Fast forward to 4:05 to see the rock head moment.

Wednesday, June 9, 2010

Do political ads on television matter anymore?

It’s official: the first political ads for the 2010 election have started invading our screens and monitors. As we brace ourselves for a five-month barrage of political messages, we can’t help but wonder, do these ads really work? Millions of people go to great lengths to avoid commercials by fast-forwarding with DVRs or watching shows on the Internet. With the rise of social media, tweets and Facebook ads are giving candidates new ways to reach audiences. The GH Spin wants to know what you think about political television ads. We’ll share the results here.

Thursday, June 3, 2010

Status update: Facebook remains strong despite protests

Quit Facebook Day has come and gone without leaving a dent in Facebook’s dominance over the social networking world. According to the Wall Street Journal, fewer than 35,000 people, less than .009% of the social networking site’s users, agreed to quit.
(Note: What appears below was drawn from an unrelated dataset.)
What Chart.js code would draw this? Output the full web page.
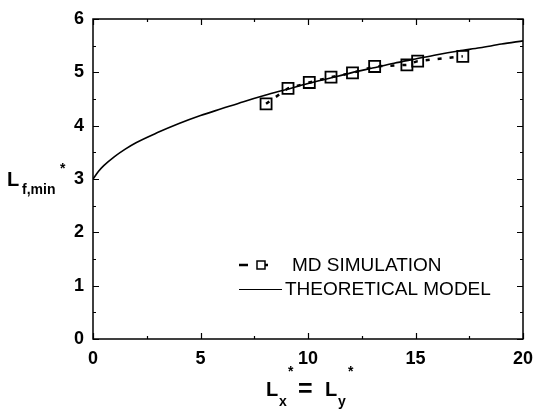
<!DOCTYPE html>
<html>
<head>
<meta charset="utf-8">
<script src="https://cdn.jsdelivr.net/npm/chart.js@4.4.0/dist/chart.umd.min.js"></script>
<style>
  html, body { margin: 0; padding: 0; background: #fff; }
  #wrap { width: 535px; height: 412px; position: relative; }
</style>
</head>
<body>
<div id="wrap"><canvas id="c"></canvas></div>
<script>
// ---- Data ----
const mdX = [8.05, 9.07, 10.06, 11.07, 12.07, 13.1, 14.6, 15.1, 17.2];
const mdY = [4.41, 4.70, 4.81, 4.91, 4.99, 5.11, 5.14, 5.21, 5.30];
const theoryX = [0, 0.25, 0.5, 1, 1.5, 2, 3, 4, 5, 6, 7, 8, 9, 10, 11, 12, 13, 14, 15, 16, 17, 18, 19, 20];
const theoryY = [3.0, 3.14, 3.25, 3.42, 3.56, 3.68, 3.87, 4.04, 4.19, 4.32, 4.45, 4.57, 4.68, 4.79, 4.89, 4.99, 5.08, 5.17, 5.25, 5.33, 5.40, 5.46, 5.53, 5.59];
const xTicks = [0, 5, 10, 15, 20];
const yTicks = [0, 1, 2, 3, 4, 5, 6];
const seriesNames = ['MD SIMULATION', 'THEORETICAL MODEL'];

const FONT = '"Liberation Sans", Arial, Helvetica, sans-serif';

const mdData = mdX.map((v, i) => ({ x: v, y: mdY[i] }));
const thData = theoryX.map((v, i) => ({ x: v, y: theoryY[i] }));

const framePlugin = {
  id: 'frame',
  afterDraw(chart) {
    const { ctx, chartArea: { left, right, top, bottom }, scales: { x, y } } = chart;
    ctx.save();
    ctx.strokeStyle = '#000';
    ctx.lineWidth = 1.5;
    ctx.strokeRect(left, top, right - left, bottom - top);
    ctx.lineWidth = 1.2;
    ctx.beginPath();
    for (let v = 0; v <= 20.001; v += 2.5) {
      const px = Math.round(x.getPixelForValue(v)) + 0.5;
      const len = (Math.abs(v % 5) < 1e-6) ? 6 : 3;
      ctx.moveTo(px, bottom); ctx.lineTo(px, bottom - len);
      ctx.moveTo(px, top); ctx.lineTo(px, top + len);
    }
    for (let v = 0; v <= 6.001; v += 0.5) {
      const py = Math.round(y.getPixelForValue(v)) + 0.5;
      const len = (Math.abs(v % 1) < 1e-6) ? 6 : 3;
      ctx.moveTo(left, py); ctx.lineTo(left + len, py);
      ctx.moveTo(right, py); ctx.lineTo(right - len, py);
    }
    ctx.stroke();

    // Axis titles
    ctx.fillStyle = '#000';
    ctx.textBaseline = 'alphabetic';
    ctx.textAlign = 'left';
    // Y title: L_{f,min}^*
    ctx.font = 'bold 20px ' + FONT;
    ctx.fillText('L', 7, 186);
    ctx.font = 'bold 14px ' + FONT;
    ctx.fillText('f,min', 22, 194);
    ctx.fillText('*', 60, 173);
    // X title: L_x^* = L_y^*
    ctx.font = 'bold 20px ' + FONT;
    ctx.fillText('L', 266, 396);
    ctx.font = 'bold 14px ' + FONT;
    ctx.fillText('x', 279, 406);
    ctx.fillText('*', 288, 376);
    ctx.font = 'bold 25px ' + FONT;
    ctx.fillText('=', 298, 397);
    ctx.font = 'bold 20px ' + FONT;
    ctx.fillText('L', 325, 396);
    ctx.font = 'bold 14px ' + FONT;
    ctx.fillText('y', 338, 406);
    ctx.fillText('*', 348, 376);

    // Legend
    const lx = left + 146;
    const ly1 = bottom - 74;
    const ly2 = bottom - 50;
    ctx.lineWidth = 2.5;
    ctx.beginPath();
    ctx.moveTo(lx, ly1); ctx.lineTo(lx + 9, ly1);
    ctx.moveTo(lx + 26, ly1); ctx.lineTo(lx + 29, ly1);
    ctx.stroke();
    ctx.lineWidth = 1.5;
    ctx.strokeRect(lx + 18, ly1 - 4, 8, 8);
    ctx.lineWidth = 1;
    ctx.beginPath();
    ctx.moveTo(lx, ly2 + 0.5); ctx.lineTo(lx + 43, ly2 + 0.5);
    ctx.stroke();
    ctx.font = '19px ' + FONT;
    ctx.textBaseline = 'middle';
    ctx.fillText(seriesNames[0], lx + 53, ly1 + 1);
    ctx.fillText(seriesNames[1], lx + 46, ly2 + 1);
    ctx.restore();
  }
};

new Chart(document.getElementById('c'), {
  type: 'scatter',
  data: {
    datasets: [
      {
        label: seriesNames[0],
        data: mdData,
        showLine: true,
        borderColor: '#000',
        borderWidth: 2.5,
        borderDash: [4, 8],
        pointStyle: 'rect',
        pointRadius: 7.8,
        pointBorderWidth: 1.8,
        pointBackgroundColor: 'rgba(0,0,0,0)',
        pointBorderColor: '#000'
      },
      {
        label: seriesNames[1],
        data: thData,
        showLine: true,
        borderColor: '#000',
        borderWidth: 1.6,
        pointRadius: 0,
        cubicInterpolationMode: 'monotone'
      }
    ]
  },
  options: {
    responsive: true,
    maintainAspectRatio: false,
    animation: false,
    devicePixelRatio: 1,
    layout: { padding: { top: 19, right: 12, left: 0, bottom: 0 } },
    plugins: { legend: { display: false }, tooltip: { enabled: false } },
    scales: {
      x: {
        type: 'linear', min: 0, max: 20,
        afterBuildTicks: (s) => { s.ticks = xTicks.map(v => ({ value: v })); },
        afterFit: (s) => { s.height = 73; s.paddingRight = 0; s.paddingLeft = 0; },
        grid: { display: false, drawTicks: false },
        border: { display: false },
        ticks: { color: '#000', padding: 9, maxRotation: 0, font: { family: FONT, size: 18, weight: 'bold' } }
      },
      y: {
        type: 'linear', min: 0, max: 6,
        afterBuildTicks: (s) => { s.ticks = yTicks.map(v => ({ value: v })); },
        afterFit: (s) => { s.width = 93; s.paddingTop = 0; s.paddingBottom = 0; },
        grid: { display: false, drawTicks: false },
        border: { display: false },
        ticks: { color: '#000', padding: 9, font: { family: FONT, size: 18, weight: 'bold' } }
      }
    }
  },
  plugins: [framePlugin]
});
</script>
</body>
</html>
Perhaps Facebook’s most recent privacy changes – which were explained adeptly by the Pioneer Press this weekend – changed the minds of some users. Nevertheless, the U.S. House of Representatives Judiciary Committee sent a letter to Facebook (and Google) raising concerns about privacy settings. The committee is considering holding hearings on these issues.

Wednesday, June 2, 2010

“Website” – now officially one word

I’m reminded of Steve Martin’s line in the 1979 movie The Jerk: “The new phone books are here! The new phone books are here!”
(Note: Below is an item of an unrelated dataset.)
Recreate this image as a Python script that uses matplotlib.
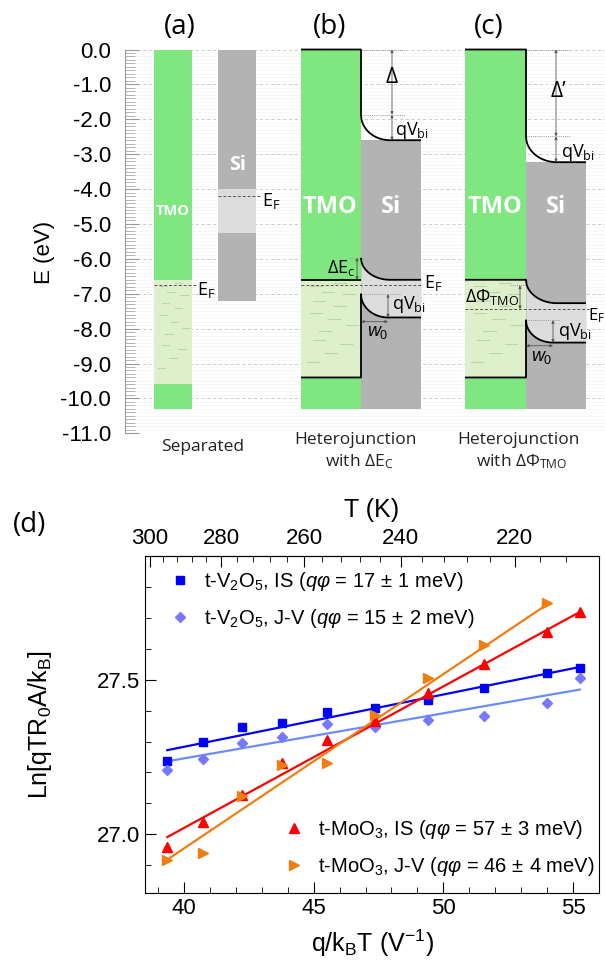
import numpy as np
import matplotlib
matplotlib.use("Agg")
import matplotlib.pyplot as plt
from matplotlib.ticker import MultipleLocator, FixedLocator, FormatStrFormatter

plt.rcParams["font.family"] = ["Liberation Sans", "DejaVu Sans"]
plt.rcParams["axes.unicode_minus"] = False
plt.rcParams["mathtext.fontset"] = "custom"
plt.rcParams["mathtext.rm"] = "Liberation Sans"
plt.rcParams["mathtext.it"] = "Liberation Sans:italic"
plt.rcParams["mathtext.sf"] = "Open Sans"

W, H = 605, 974

# ── (a)-(c) band energies (eV) ─────────────────────────────
# TMO: top, light band top, light band bottom, bottom, Fermi level
tmo_sep = [0.0, -6.6, -9.6, -10.3, -6.76]
tmo_het = [0.0, -6.6, -9.4, -10.3, -6.76]
# separated Si: top, gap top, gap bottom, bottom, Fermi level
si_sep = [0.0, -4.0, -5.25, -7.2, -4.2]
# heterojunction Si: [interface, bulk] for top edge, CB and VB
si_b_top = [-1.87, -2.6]
si_b_cb = [-5.97, -6.6]
si_b_vb = [-7.01, -7.68]
si_b_ef = -6.76
si_c_top = [-2.49, -3.23]
si_c_cb = [-6.6, -7.27]
si_c_vb = [-7.76, -8.4]
si_c_ef = -7.44
si_bottom = -10.3

# ── (d) Arrhenius data ────────────────────────────────────
inv_kT = [39.36, 40.75, 42.22, 43.78, 45.52, 47.37, 49.40, 51.58, 53.98, 55.26]
v2o5_is = [27.236, 27.299, 27.347, 27.361, 27.394, 27.408, 27.434, 27.472, 27.520, 27.538]
v2o5_jv = [27.209, 27.245, 27.294, 27.315, 27.356, 27.346, 27.369, 27.382, 27.425, 27.504]
moo3_is = [26.958, 27.039, 27.128, 27.231, 27.304, 27.366, 27.457, 27.552, 27.655, 27.719]
moo3_jv = [26.918, 26.938, 27.123, 27.225, 27.229, 27.385, 27.504, 27.612, 27.747]

fit_x = [39.36, 55.26]
fit_x_jv = [39.36, 54.10]
fit_v2o5_is = [27.272, 27.541]
fit_v2o5_jv = [27.236, 27.468]
fit_moo3_is = [26.991, 27.719]
fit_moo3_jv = [26.918, 27.749]

T_ticks = [300, 280, 260, 240, 220]
T_minor = list(range(212, 304, 4))
Q_OVER_K = 11604.5   # q/k_B in K/V

# ── Colours ───────────────────────────────────────────────
GREEN = "#80E680"
LGREEN = "#DDF0CB"
GREY = "#B3B3B3"
LGREY = "#DCDCDC"
ANN = "#555555"

fig = plt.figure(figsize=(W / 100, H / 100), dpi=100)


def fx(px):
    return px / W


def fy(py):
    return 1 - py / H


# ══════════════════════════════════════════════════════════
#  Band diagrams
# ══════════════════════════════════════════════════════════
ax = fig.add_axes([fx(125), fy(433.3), fx(605) - fx(125), fy(49.5) - fy(433.3)])
ax.set_xlim(125, 605)
ax.set_ylim(-11, 0)
for s in ["top", "right", "bottom"]:
    ax.spines[s].set_visible(False)
ax.spines["left"].set_color("#999999")
ax.xaxis.set_visible(False)
ax.yaxis.set_major_locator(MultipleLocator(1))
ax.yaxis.set_minor_locator(MultipleLocator(0.1))
ax.yaxis.set_major_formatter(FormatStrFormatter("%.1f"))
ax.tick_params(axis="y", which="major", direction="in", length=10, color="#999999",
               labelsize=16, pad=10)
ax.tick_params(axis="y", which="minor", direction="in", length=7, color="#aaaaaa", width=0.6)
ax.grid(True, which="major", axis="y", ls=(0, (4, 3)), color="#c4c4c4", lw=0.6)
ax.grid(True, which="minor", axis="y", ls="-", color="#f4f4f4", lw=0.5)
ax.set_axisbelow(True)
ax.set_ylabel("E (eV)", fontsize=16)
ax.yaxis.set_label_coords(-0.145, 0.47)

DASHES = [(0.15, 0.06), (0.55, 0.03), (0.35, 0.12), (0.7, 0.15), (0.2, 0.22),
          (0.55, 0.27), (0.15, 0.34), (0.45, 0.40), (0.75, 0.46), (0.3, 0.52),
          (0.2, 0.62), (0.65, 0.66), (0.4, 0.75), (0.1, 0.84)]


def block(x0, x1, top, bottom, color, z=1):
    ax.bar((x0 + x1) / 2, top - bottom, bottom=bottom, width=x1 - x0,
           color=color, lw=0, zorder=z)


def texture(x0, x1, top, bottom):
    for dx, dy in DASHES:
        xa = x0 + dx * (x1 - x0)
        ya = top + dy * (bottom - top)
        ax.plot([xa, xa + 0.2 * (x1 - x0)], [ya, ya], color="#bcd6ac", lw=0.8, zorder=2)


def bend(x0, w, x1, lev):
    t = np.linspace(0, 1, 60)
    xs = x0 + w * t
    ys = lev[1] + (lev[0] - lev[1]) * (1 - np.sqrt(1 - (1 - t) ** 2))
    return np.append(xs, x1), np.append(ys, lev[1])


def black(xs, ys):
    ax.plot(xs, ys, color="black", lw=1.3, zorder=5, clip_on=False, solid_capstyle="butt")


def dotted(x0, x1, y):
    ax.plot([x0, x1], [y, y], color="#999999", lw=0.7, ls=(0, (1, 1.2)), zorder=4)


def varrow(x, y0, y1):
    ax.annotate("", xy=(x, y1), xytext=(x, y0),
                arrowprops=dict(arrowstyle="<|-|>", color=ANN, lw=0.6,
                                mutation_scale=4, shrinkA=0, shrinkB=0), zorder=6)


def harrow(x0, x1, y):
    ax.annotate("", xy=(x1, y), xytext=(x0, y),
                arrowprops=dict(arrowstyle="<|-|>", color=ANN, lw=0.6,
                                mutation_scale=4, shrinkA=0, shrinkB=0), zorder=6)


def ef_line(x0, x1, y):
    ax.plot([x0, x1], [y, y], color="#555555", lw=0.7, ls=(0, (3, 2)), zorder=4)


LBL = dict(fontsize=13, family="Open Sans", va="center", zorder=7)

# (a) separated
block(154, 191.5, tmo_sep[0], tmo_sep[1], GREEN)
block(154, 191.5, tmo_sep[1], tmo_sep[2], LGREEN)
block(154, 191.5, tmo_sep[2], tmo_sep[3], GREEN)
texture(154, 191.5, tmo_sep[1], tmo_sep[2])
ef_line(154, 196, tmo_sep[4])
ax.text(197, tmo_sep[4] - 0.12, "E$_\\mathsf{F}$", **LBL)
block(218, 256, si_sep[0], si_sep[1], GREY)
block(218, 256, si_sep[1], si_sep[2], LGREY)
block(218, 256, si_sep[2], si_sep[3], GREY)
ef_line(218, 261, si_sep[4])
ax.text(262, si_sep[4] - 0.15, "E$_\\mathsf{F}$", **LBL)
ax.text(172.5, -4.63, "TMO", color="white", fontsize=10.5, fontweight="bold",
        family="Open Sans", ha="center", va="center", zorder=7)
ax.text(237, -3.3, "Si", color="white", fontsize=14, fontweight="bold",
        family="Open Sans", ha="center", va="center", zorder=7)

# (b) heterojunction with dEc
bx0, bi, bx1, bw = 301, 361, 421, 29
block(bx0, bi, tmo_het[0], tmo_het[1], GREEN)
block(bx0, bi, tmo_het[1], tmo_het[2], LGREEN)
block(bx0, bi, tmo_het[2], tmo_het[3], GREEN)
texture(bx0, bi, tmo_het[1], tmo_het[2])
block(bi, bx1, si_b_top[1], si_bottom, GREY)
xc, yc = bend(bi, bw, bx1, si_b_cb)
xv, yv = bend(bi, bw - 2, bx1, si_b_vb)
ax.fill_between(xc, yc, np.interp(xc, xv, yv), color=LGREY, lw=0, zorder=2)
xt, yt = bend(bi, bw, bx1, si_b_top)
black(np.r_[bx0, bi, xt], np.r_[0.0, 0.0, yt])
black(np.r_[bx0, bi], [tmo_het[1], tmo_het[1]])
black(xc, yc)
black(np.r_[xv[::-1], bi, bx0], np.r_[yv[::-1], tmo_het[2], tmo_het[2]])
ef_line(bx0, bx1, si_b_ef)
dotted(bi, 405, 0.0)
dotted(bi, 405, si_b_top[0])
dotted(349, bi, si_b_cb[0])
dotted(bi, 400, si_b_vb[0])
varrow(392, 0.0, si_b_top[0])
varrow(392, si_b_top[0], si_b_top[1])
varrow(357, si_b_cb[0], si_b_cb[1])
varrow(388, si_b_vb[0], si_b_vb[1])
harrow(bi, 388, -7.8)
ax.text(392, -0.8, "Δ", ha="center", **dict(LBL, fontsize=15))
ax.text(395, -2.33, "qV$_\\mathsf{bi}$", **LBL)
ax.text(355, -6.27, "ΔE$_\\mathsf{c}$", ha="right", **LBL)
ax.text(424, -6.7, "E$_\\mathsf{F}$", **LBL)
ax.text(392, -7.3, "qV$_\\mathsf{bi}$", **LBL)
ax.text(378, -8.1, "$w_0$", ha="center", **LBL)
ax.text(330, -4.5, "TMO", color="white", fontsize=17, fontweight="bold",
        family="Open Sans", ha="center", va="center", zorder=7)
ax.text(391, -4.5, "Si", color="white", fontsize=17, fontweight="bold",
        family="Open Sans", ha="center", va="center", zorder=7)

# (c) heterojunction with dPhi
cx0, ci, cx1, cw = 465, 526, 586, 31
block(cx0, ci, tmo_het[0], tmo_het[1], GREEN)
block(cx0, ci, tmo_het[1], tmo_het[2], LGREEN)
block(cx0, ci, tmo_het[2], tmo_het[3], GREEN)
texture(cx0, ci, tmo_het[1], tmo_het[2])
block(ci, cx1, si_c_top[1], si_bottom, GREY)
xc, yc = bend(ci, cw, cx1, si_c_cb)
xv, yv = bend(ci, cw - 4, cx1, si_c_vb)
ax.fill_between(xc, yc, np.interp(xc, xv, yv), color=LGREY, lw=0, zorder=2)
xt, yt = bend(ci, cw, cx1, si_c_top)
black(np.r_[cx0, ci, xt], np.r_[0.0, 0.0, yt])
black(np.r_[cx0, xc], np.r_[tmo_het[1], yc])
black(np.r_[xv[::-1], ci, cx0], np.r_[yv[::-1], tmo_het[2], tmo_het[2]])
ef_line(cx0, 589, si_c_ef)
dotted(ci, 570, 0.0)
dotted(ci, 570, si_c_top[0])
dotted(510, ci, tmo_het[4])
dotted(ci, 560, si_c_vb[0])
varrow(556, 0.0, si_c_top[0])
varrow(556, si_c_top[0], si_c_top[1])
varrow(520, tmo_het[4], si_c_ef)
varrow(553, si_c_vb[0], si_c_vb[1])
harrow(ci, 553, -8.49)
ax.text(558, -1.2, "Δ’", ha="center", **dict(LBL, fontsize=15))
ax.text(561, -2.95, "qV$_\\mathsf{bi}$", **LBL)
ax.text(519, -7.1, "ΔΦ$_\\mathsf{TMO}$", ha="right", **LBL)
ax.text(588, -7.62, "E$_\\mathsf{F}$", **dict(LBL, fontsize=12))
ax.text(558, -8.07, "qV$_\\mathsf{bi}$", **LBL)
ax.text(542, -8.8, "$w_0$", ha="center", **LBL)
ax.text(495, -4.5, "TMO", color="white", fontsize=17, fontweight="bold",
        family="Open Sans", ha="center", va="center", zorder=7)
ax.text(556, -4.5, "Si", color="white", fontsize=17, fontweight="bold",
        family="Open Sans", ha="center", va="center", zorder=7)

# panel letters and captions
for x, s in [(180, "(a)"), (330, "(b)"), (489, "(c)"), (30, "(d)")]:
    fig.text(fx(x), fy(27 if s != "(d)" else 525), s, fontsize=20, family="Open Sans",
             ha="center", va="center")
CAP = dict(fontsize=12.5, family="Open Sans", ha="center", va="center", color="#222222")
fig.text(fx(203), fy(447), "Separated", **CAP)
fig.text(fx(355), fy(440), "Heterojunction", **CAP)
fig.text(fx(359), fy(462), "with ΔE$_\\mathsf{C}$", **CAP)
fig.text(fx(518), fy(440), "Heterojunction", **CAP)
fig.text(fx(522), fy(462), "with ΔΦ$_\\mathsf{TMO}$", **CAP)

# ══════════════════════════════════════════════════════════
#  (d) Arrhenius plot
# ══════════════════════════════════════════════════════════
bx = fig.add_axes([fx(145), fy(893), fx(599) - fx(145), fy(556) - fy(893)])
bx.set_xlim(38.5, 56)
bx.set_ylim(26.81, 27.90)

bx.plot(fit_x, fit_v2o5_is, color="#0000FF", lw=1.6, zorder=2)
bx.plot(fit_x, fit_v2o5_jv, color="#6B8CFF", lw=1.6, zorder=2)
bx.plot(fit_x, fit_moo3_is, color="#FF0000", lw=1.6, zorder=2)
bx.plot(fit_x_jv, fit_moo3_jv, color="#F07D12", lw=1.6, zorder=2)

PM = "$\\,\\pm\\,$"
h1, = bx.plot(inv_kT, v2o5_is, "s", color="#0000FF", ms=6, ls="none", zorder=3,
              label="t-V$_\\mathrm{2}$O$_\\mathrm{5}$, IS ($q\\varphi$ = 17" + PM + "1 meV)")
h2, = bx.plot(inv_kT, v2o5_jv, "D", color="#7878FF", ms=5.5, ls="none", zorder=3,
              label="t-V$_\\mathrm{2}$O$_\\mathrm{5}$, J-V ($q\\varphi$ = 15" + PM + "2 meV)")
h3, = bx.plot(inv_kT, moo3_is, "^", color="#FF0000", ms=7, ls="none", zorder=3,
              label="t-MoO$_\\mathrm{3}$, IS ($q\\varphi$ = 57" + PM + "3 meV)")
h4, = bx.plot(inv_kT[:len(moo3_jv)], moo3_jv, ">", color="#F07D12", ms=7, ls="none", zorder=3,
              label="t-MoO$_\\mathrm{3}$, J-V ($q\\varphi$ = 46" + PM + "4 meV)")

LEG = dict(frameon=False, fontsize=14.5, handlelength=1.0, handletextpad=0.7,
           borderaxespad=0, borderpad=0, labelspacing=0.7)
leg1 = bx.legend(handles=[h1, h2], loc="upper left", bbox_to_anchor=(0.054, 0.958), **LEG)
bx.add_artist(leg1)
bx.legend(handles=[h3, h4], loc="lower right", bbox_to_anchor=(0.99, 0.045), **LEG)

bx.xaxis.set_major_locator(MultipleLocator(5))
bx.xaxis.set_minor_locator(MultipleLocator(1))
bx.yaxis.set_major_locator(MultipleLocator(0.5))
bx.yaxis.set_minor_locator(MultipleLocator(0.1))
bx.tick_params(which="both", direction="in", top=False, right=False, labelsize=16)
bx.tick_params(which="major", length=8)
bx.tick_params(which="minor", length=4)
bx.set_xlabel("q/k$_\\mathrm{B}$T (V$^\\mathrm{-1}$)", fontsize=18, labelpad=6)
bx.set_ylabel("Ln[qTR$_\\mathrm{0}$A/k$_\\mathrm{B}$]", fontsize=18)
bx.yaxis.set_label_coords(-0.2, 0.5)

with np.errstate(divide="ignore"):
    top = bx.secondary_xaxis("top", functions=(lambda x: Q_OVER_K / np.asarray(x, float),
                                               lambda t: Q_OVER_K / np.asarray(t, float)))
top.xaxis.set_major_locator(FixedLocator(T_ticks))
top.xaxis.set_minor_locator(FixedLocator(T_minor))
top.tick_params(which="both", direction="in", labelsize=16, pad=5)
top.tick_params(which="major", length=8)
top.tick_params(which="minor", length=4)
top.set_xlabel("T (K)", fontsize=18, labelpad=8)

fig.savefig("out.png", dpi=100)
At Goff & Howard today it is: “The new AP Stylebook is here! The new AP Stylebook is here!”

Well, it’s not exactly here yet, but it’s on the way. And, we are excited by the sneak peak provided by a number of media blogs and sources.

Highlights of the new updates:
- website is now one word, no caps
- the Great Recession (referring to the most recent economic downturn) is now official and capped
- e-mail remains hyphenated
- and Web in its short form remains capped

Now begins the tedious job of changing every “Web site” mention on our website, blog, printed materials, press releases, e-mails . . . bear with us, it may take awhile.